- [INFORMATION PROVIDED]

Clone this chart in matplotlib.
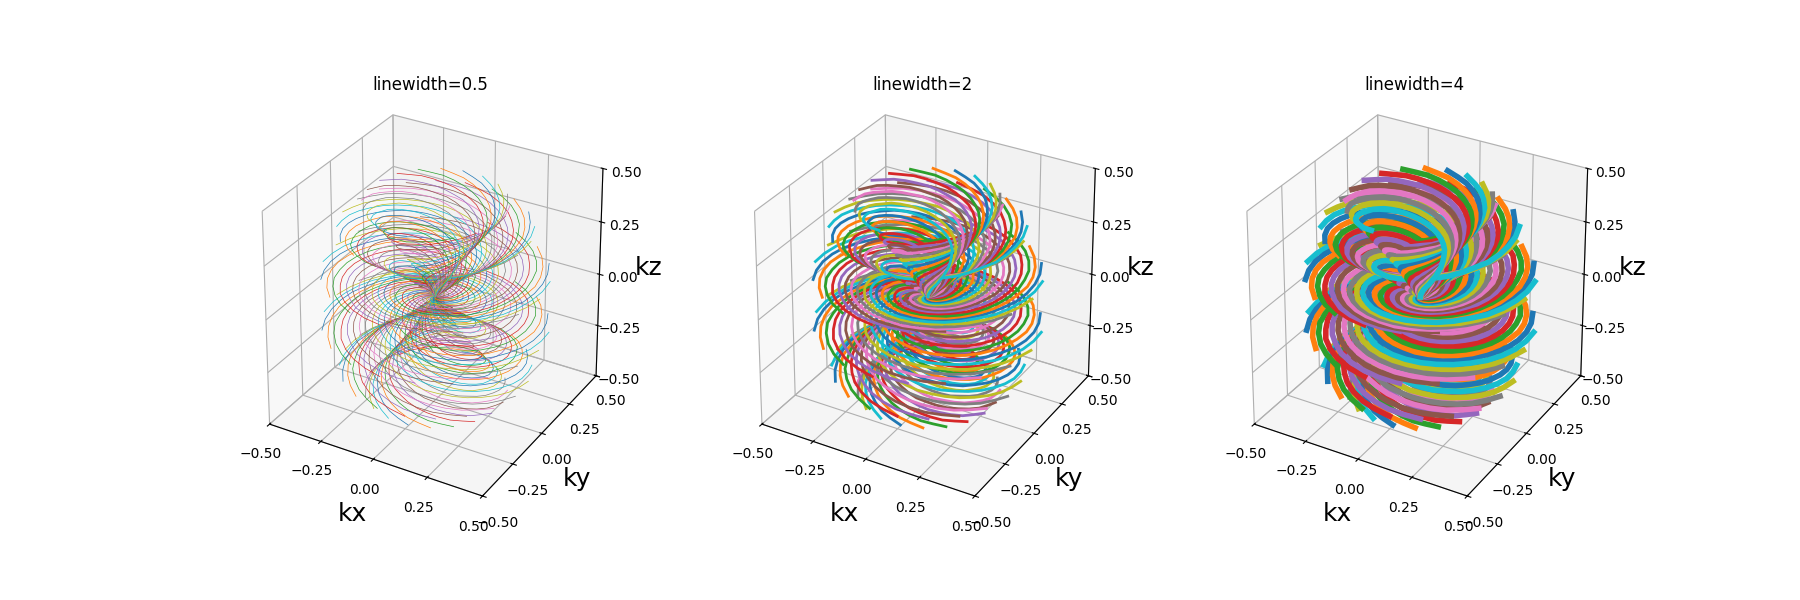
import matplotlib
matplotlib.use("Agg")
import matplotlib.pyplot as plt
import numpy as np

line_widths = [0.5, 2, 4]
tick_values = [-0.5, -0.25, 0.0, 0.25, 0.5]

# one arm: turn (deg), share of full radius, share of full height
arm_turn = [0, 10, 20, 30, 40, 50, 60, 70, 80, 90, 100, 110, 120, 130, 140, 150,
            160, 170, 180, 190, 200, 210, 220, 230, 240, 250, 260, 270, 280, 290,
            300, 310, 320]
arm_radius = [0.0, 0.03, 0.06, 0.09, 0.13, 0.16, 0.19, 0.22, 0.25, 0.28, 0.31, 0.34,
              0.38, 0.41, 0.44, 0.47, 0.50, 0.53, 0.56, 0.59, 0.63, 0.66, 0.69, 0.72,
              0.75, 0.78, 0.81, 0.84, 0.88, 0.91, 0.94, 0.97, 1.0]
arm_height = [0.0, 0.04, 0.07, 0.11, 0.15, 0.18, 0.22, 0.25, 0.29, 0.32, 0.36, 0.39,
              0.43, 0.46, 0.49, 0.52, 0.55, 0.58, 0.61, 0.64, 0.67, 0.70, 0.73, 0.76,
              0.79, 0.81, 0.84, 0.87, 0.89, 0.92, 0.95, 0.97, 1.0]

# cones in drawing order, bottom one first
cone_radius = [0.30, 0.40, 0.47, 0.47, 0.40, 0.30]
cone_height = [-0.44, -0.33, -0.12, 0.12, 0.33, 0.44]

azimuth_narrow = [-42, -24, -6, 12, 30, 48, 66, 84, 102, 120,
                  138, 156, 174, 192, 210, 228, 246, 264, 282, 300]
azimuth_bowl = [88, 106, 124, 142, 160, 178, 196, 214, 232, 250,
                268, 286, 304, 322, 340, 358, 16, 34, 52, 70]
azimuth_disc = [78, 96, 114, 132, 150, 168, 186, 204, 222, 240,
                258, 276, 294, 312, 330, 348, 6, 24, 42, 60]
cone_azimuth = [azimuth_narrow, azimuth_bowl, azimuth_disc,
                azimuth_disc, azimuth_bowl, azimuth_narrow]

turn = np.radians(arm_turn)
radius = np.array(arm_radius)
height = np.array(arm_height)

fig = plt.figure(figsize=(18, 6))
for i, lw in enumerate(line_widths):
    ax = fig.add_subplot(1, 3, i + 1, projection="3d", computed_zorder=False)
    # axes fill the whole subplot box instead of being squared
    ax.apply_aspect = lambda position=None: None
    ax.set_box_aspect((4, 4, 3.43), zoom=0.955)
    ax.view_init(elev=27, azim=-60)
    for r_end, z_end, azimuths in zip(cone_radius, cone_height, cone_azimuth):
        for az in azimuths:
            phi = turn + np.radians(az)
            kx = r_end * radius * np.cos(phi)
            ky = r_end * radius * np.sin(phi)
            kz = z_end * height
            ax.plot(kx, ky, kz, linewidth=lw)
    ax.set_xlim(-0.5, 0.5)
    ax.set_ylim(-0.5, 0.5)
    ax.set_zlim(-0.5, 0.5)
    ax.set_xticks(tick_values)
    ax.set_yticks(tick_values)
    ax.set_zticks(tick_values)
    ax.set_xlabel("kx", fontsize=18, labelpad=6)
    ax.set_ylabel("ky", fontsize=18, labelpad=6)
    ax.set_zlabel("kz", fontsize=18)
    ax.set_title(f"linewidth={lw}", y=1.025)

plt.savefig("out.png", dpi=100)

- [EXERCISE DESCRIPTION] Everything from the first line to the line with "tick_values = [-0.5, -0.25, 0.0, 0.25, 0.5]" must be repeated exactly, and nothing else. Leave the pictures out.

- [RESPONSE]
Clone this chart in matplotlib.
import matplotlib
matplotlib.use("Agg")
import matplotlib.pyplot as plt
import numpy as np

line_widths = [0.5, 2, 4]
tick_values = [-0.5, -0.25, 0.0, 0.25, 0.5]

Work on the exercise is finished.